What you have to do: Separate out the lines that hold "this".
START Supplied records
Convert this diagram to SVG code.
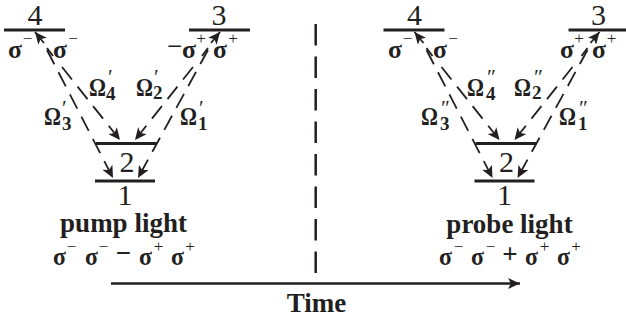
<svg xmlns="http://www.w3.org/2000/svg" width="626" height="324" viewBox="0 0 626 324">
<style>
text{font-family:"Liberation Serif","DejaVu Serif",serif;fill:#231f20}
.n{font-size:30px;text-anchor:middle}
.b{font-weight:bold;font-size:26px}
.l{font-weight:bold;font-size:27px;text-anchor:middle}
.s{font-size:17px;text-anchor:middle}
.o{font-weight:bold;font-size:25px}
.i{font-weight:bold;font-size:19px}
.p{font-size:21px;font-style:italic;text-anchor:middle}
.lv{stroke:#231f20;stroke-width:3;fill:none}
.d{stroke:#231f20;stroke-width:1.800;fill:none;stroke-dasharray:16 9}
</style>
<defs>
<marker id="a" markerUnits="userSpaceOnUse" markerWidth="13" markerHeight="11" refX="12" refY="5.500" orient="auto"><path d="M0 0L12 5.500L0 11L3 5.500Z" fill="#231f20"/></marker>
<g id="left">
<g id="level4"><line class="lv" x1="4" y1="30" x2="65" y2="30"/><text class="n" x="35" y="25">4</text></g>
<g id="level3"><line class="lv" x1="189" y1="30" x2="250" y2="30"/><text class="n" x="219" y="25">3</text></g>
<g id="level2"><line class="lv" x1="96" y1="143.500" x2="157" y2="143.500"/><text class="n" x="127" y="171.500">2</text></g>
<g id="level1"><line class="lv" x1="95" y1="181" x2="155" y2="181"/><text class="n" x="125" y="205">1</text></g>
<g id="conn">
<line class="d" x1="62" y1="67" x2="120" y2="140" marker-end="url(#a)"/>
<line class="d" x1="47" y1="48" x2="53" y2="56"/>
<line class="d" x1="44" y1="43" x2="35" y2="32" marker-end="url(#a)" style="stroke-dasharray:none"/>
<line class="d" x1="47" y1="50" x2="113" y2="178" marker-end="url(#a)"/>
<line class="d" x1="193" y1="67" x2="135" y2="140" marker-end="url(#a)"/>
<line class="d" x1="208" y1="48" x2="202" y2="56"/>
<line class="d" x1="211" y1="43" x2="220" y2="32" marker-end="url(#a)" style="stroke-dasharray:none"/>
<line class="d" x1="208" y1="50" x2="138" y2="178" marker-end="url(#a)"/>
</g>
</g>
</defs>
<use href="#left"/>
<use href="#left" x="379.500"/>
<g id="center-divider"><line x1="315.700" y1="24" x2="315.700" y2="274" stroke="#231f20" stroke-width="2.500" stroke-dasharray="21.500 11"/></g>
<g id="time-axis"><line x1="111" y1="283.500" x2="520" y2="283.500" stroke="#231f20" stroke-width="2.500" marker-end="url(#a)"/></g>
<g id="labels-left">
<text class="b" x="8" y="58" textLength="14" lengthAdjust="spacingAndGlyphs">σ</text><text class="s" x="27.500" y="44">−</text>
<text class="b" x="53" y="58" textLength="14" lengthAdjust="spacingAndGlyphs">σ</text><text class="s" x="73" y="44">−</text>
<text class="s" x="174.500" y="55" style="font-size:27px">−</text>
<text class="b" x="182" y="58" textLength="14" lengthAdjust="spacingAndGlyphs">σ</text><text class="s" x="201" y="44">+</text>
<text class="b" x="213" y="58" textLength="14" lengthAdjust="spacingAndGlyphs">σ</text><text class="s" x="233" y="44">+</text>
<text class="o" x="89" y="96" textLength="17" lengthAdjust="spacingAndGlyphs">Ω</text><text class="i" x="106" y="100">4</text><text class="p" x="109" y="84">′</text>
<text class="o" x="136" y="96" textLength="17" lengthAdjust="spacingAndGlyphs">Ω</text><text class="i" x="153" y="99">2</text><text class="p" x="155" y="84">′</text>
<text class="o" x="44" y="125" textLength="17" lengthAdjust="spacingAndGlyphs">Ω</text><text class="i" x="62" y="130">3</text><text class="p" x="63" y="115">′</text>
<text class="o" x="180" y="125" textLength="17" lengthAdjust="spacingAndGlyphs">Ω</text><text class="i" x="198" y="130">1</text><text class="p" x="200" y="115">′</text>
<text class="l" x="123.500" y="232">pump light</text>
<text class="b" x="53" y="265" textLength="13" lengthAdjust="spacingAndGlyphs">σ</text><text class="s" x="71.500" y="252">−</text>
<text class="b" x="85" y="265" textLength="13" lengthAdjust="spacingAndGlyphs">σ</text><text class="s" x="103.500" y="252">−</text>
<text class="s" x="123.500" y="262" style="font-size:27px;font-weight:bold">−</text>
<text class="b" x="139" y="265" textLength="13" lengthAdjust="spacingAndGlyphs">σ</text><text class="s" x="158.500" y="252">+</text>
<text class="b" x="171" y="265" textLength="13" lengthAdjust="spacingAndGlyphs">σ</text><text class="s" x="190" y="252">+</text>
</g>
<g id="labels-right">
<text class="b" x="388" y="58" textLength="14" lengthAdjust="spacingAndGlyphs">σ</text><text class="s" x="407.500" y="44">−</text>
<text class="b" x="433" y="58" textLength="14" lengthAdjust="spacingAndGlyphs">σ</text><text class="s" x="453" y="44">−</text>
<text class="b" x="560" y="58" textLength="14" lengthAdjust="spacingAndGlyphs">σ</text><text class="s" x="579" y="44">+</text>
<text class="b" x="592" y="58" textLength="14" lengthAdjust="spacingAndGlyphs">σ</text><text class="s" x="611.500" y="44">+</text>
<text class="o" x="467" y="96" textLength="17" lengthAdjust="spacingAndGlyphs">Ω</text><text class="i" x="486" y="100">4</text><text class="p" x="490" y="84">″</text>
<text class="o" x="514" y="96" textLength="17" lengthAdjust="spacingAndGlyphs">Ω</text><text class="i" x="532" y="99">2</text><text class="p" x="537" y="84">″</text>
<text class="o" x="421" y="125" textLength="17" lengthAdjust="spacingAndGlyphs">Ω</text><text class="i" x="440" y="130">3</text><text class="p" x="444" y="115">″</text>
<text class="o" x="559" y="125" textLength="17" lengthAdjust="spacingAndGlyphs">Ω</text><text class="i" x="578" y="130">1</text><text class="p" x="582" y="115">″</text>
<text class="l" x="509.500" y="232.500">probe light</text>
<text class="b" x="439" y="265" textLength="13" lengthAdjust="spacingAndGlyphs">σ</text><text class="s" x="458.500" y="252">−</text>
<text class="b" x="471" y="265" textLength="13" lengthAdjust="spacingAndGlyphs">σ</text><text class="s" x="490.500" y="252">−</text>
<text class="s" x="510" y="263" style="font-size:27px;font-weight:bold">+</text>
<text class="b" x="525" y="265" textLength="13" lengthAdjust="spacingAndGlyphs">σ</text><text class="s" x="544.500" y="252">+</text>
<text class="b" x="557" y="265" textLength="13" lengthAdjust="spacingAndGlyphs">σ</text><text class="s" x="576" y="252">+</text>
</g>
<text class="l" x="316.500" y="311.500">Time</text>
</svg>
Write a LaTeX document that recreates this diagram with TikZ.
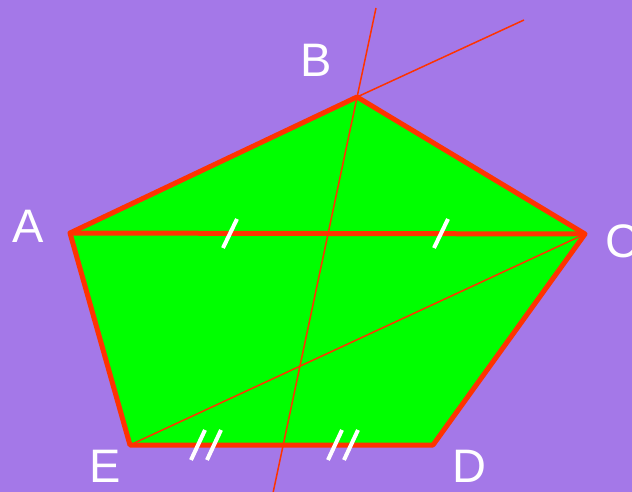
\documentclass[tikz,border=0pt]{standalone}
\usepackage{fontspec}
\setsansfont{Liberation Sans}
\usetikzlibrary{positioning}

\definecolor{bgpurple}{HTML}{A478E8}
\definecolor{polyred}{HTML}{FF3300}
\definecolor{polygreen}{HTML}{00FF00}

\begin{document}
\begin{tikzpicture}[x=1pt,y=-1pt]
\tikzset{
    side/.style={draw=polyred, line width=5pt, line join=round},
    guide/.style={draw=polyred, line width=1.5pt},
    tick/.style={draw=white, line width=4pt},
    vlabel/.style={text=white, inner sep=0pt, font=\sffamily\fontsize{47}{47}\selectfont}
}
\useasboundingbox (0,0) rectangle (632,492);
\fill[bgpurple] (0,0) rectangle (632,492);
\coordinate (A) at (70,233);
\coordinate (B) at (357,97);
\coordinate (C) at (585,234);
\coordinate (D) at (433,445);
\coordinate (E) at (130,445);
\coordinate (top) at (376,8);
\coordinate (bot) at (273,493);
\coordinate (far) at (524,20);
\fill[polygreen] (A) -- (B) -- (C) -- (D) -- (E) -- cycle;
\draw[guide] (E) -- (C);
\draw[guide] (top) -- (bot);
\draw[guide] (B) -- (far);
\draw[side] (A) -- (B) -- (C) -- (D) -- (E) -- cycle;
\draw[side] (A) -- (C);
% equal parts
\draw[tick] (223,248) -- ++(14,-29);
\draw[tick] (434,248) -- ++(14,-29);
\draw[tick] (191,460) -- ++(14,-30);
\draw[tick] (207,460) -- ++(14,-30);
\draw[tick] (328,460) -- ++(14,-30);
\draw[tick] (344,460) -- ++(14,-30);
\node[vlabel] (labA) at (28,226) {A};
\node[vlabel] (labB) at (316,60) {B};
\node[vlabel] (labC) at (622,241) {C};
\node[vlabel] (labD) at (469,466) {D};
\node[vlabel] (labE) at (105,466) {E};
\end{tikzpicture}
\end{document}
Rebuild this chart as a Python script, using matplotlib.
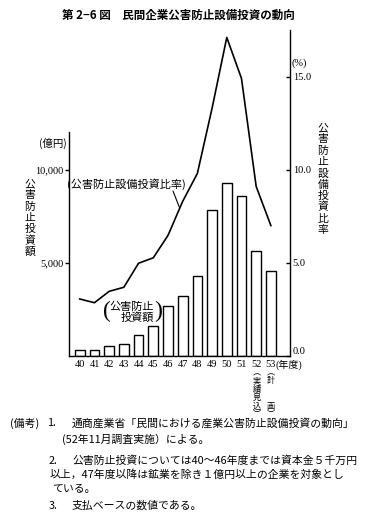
END Supplied records
Output:
Convert this diagram to SVG code.
Write a LaTeX document that recreates this diagram with TikZ.
Rebuild this chart as a Python script, using matplotlib.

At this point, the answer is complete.